Missy grew tougher, at least on the surface, but those who knew her recognized her vulnerability. She had a lot of “substitute” sisters and mothers who gave her somewhere to stay and tried to imbue her with a sense of self-worth. But she was a challenging guest or tenant. A terrible housekeeper, she didn’t clean at all unless she had to find something she needed under a pile of clothes or dirty dishes.

There were too many times when it seemed Missy was fated to die young. She was in a devastating car crash in 1977. Her hip and jaw were broken, and her skull fractured. She had to have a tracheotomy to breathe, but, once again, she survived.
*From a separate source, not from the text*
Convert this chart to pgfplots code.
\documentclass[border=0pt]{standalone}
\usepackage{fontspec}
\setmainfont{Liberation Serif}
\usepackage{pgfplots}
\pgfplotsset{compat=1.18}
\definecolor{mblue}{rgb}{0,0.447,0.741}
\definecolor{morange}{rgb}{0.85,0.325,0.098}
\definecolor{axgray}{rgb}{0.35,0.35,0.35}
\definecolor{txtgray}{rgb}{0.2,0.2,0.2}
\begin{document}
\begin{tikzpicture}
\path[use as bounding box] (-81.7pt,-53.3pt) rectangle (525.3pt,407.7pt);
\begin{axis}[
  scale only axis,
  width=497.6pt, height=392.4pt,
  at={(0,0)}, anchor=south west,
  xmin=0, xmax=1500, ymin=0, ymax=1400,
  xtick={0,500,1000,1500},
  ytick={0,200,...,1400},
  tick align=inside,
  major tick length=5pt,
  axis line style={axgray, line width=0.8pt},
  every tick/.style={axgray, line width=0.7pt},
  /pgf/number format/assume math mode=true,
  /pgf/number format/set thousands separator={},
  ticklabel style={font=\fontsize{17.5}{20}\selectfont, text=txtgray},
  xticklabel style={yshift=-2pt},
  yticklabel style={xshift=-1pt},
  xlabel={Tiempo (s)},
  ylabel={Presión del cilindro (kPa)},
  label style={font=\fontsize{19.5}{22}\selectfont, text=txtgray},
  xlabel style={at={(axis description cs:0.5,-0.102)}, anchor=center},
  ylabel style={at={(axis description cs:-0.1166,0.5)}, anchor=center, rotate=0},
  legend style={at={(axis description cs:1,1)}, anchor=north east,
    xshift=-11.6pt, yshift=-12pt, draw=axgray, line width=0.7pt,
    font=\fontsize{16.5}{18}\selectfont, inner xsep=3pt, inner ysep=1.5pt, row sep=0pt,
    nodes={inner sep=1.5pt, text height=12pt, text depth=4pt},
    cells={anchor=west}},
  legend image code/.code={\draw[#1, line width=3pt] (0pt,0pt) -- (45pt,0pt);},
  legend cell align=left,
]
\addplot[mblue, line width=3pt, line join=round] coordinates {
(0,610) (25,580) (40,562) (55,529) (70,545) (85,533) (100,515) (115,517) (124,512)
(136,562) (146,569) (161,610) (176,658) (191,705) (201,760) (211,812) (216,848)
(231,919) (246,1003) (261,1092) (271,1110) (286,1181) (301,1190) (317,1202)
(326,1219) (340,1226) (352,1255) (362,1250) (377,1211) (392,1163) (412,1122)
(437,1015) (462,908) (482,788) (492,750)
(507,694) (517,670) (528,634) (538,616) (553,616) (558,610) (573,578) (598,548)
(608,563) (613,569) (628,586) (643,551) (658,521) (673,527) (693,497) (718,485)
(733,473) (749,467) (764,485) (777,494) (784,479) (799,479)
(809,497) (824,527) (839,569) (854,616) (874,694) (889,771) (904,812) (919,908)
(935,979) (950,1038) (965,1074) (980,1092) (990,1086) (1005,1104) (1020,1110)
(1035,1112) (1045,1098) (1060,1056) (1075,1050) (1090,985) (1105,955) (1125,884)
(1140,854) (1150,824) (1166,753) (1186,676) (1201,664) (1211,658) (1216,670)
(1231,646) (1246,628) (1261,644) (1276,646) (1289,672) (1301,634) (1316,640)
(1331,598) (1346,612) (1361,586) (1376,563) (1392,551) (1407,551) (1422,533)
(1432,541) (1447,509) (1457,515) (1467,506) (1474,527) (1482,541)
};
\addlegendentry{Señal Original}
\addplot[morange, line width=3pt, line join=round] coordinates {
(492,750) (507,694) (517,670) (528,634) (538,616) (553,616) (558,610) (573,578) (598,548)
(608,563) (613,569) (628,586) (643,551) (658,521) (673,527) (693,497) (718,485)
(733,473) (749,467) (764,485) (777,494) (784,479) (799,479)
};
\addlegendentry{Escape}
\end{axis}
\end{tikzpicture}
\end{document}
Out of school and more or less on her own, Missy got several tattoos, marks that might have made her identifiable if anything fatal happened to her. She had “Love” on the back of one hand, “Frank” inside one of her arms, a good luck symbol on one of her fingers, and a butterfly on her knee. They were amateur tattoos, either etched there by a friend or by herself. But she had a commercially created tattoo on her right shoulder, a dragon.
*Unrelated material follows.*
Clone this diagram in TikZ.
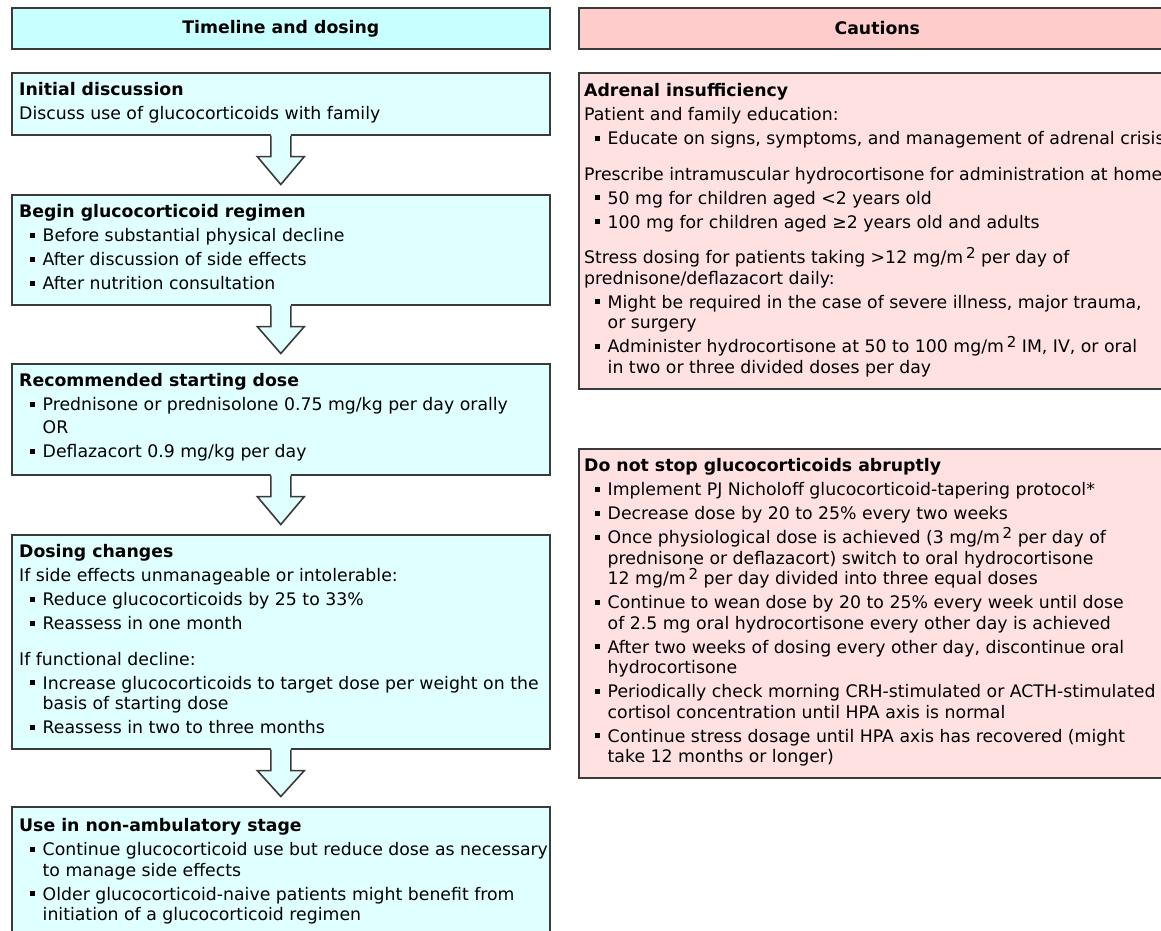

Looking for someone she could love, Missy had two children out of wedlock—a little girl, Nicole, in 1976 or 1977, and a boy, Darrell, in 1979. She was not seriously involved with either of the men who fathered her babies, but she loved her children. Even so, she was not emotionally equipped to take care of them. She’d missed out on those desperately important first five years when little girls learn how to be mothers by emulating their own mothers.

Sometimes the children were with her, but, more often, the friends she had cultivated as family took care of Nicole and Darrell. Missy was, after all, only sixteen when she gave birth to her older child, and eighteen when she had Darrell.

If her life had been a television movie, there would have been a happy ending for Missy in 1982. A girl she met on Seattle’s Capitol Hill stared at her and remarked, “You know, you look enough like my boyfriend to be his twin!”

And she was. Missy had found the twin brother she’d lost seventeen years before. He lived in Tacoma and he knew where their father was. His name was Dennis and he was living in Texas. Missy called her father, and he put her in touch with her mother, who had remarried several times and now lived in Reno, Nevada.

When Missy called Patricia, her mother invited her to come down for Christmas. Both of them had high expectations of a sentimental reunion. Instead, it was a disaster. Patricia, who had not taken care of Missy and her twin brother, was raising her boyfriend/husband’s children. Her alcoholism had progressed, and she really wasn’t ready to take on the daughter who’d been out of her life for so many years and now had two children of her own.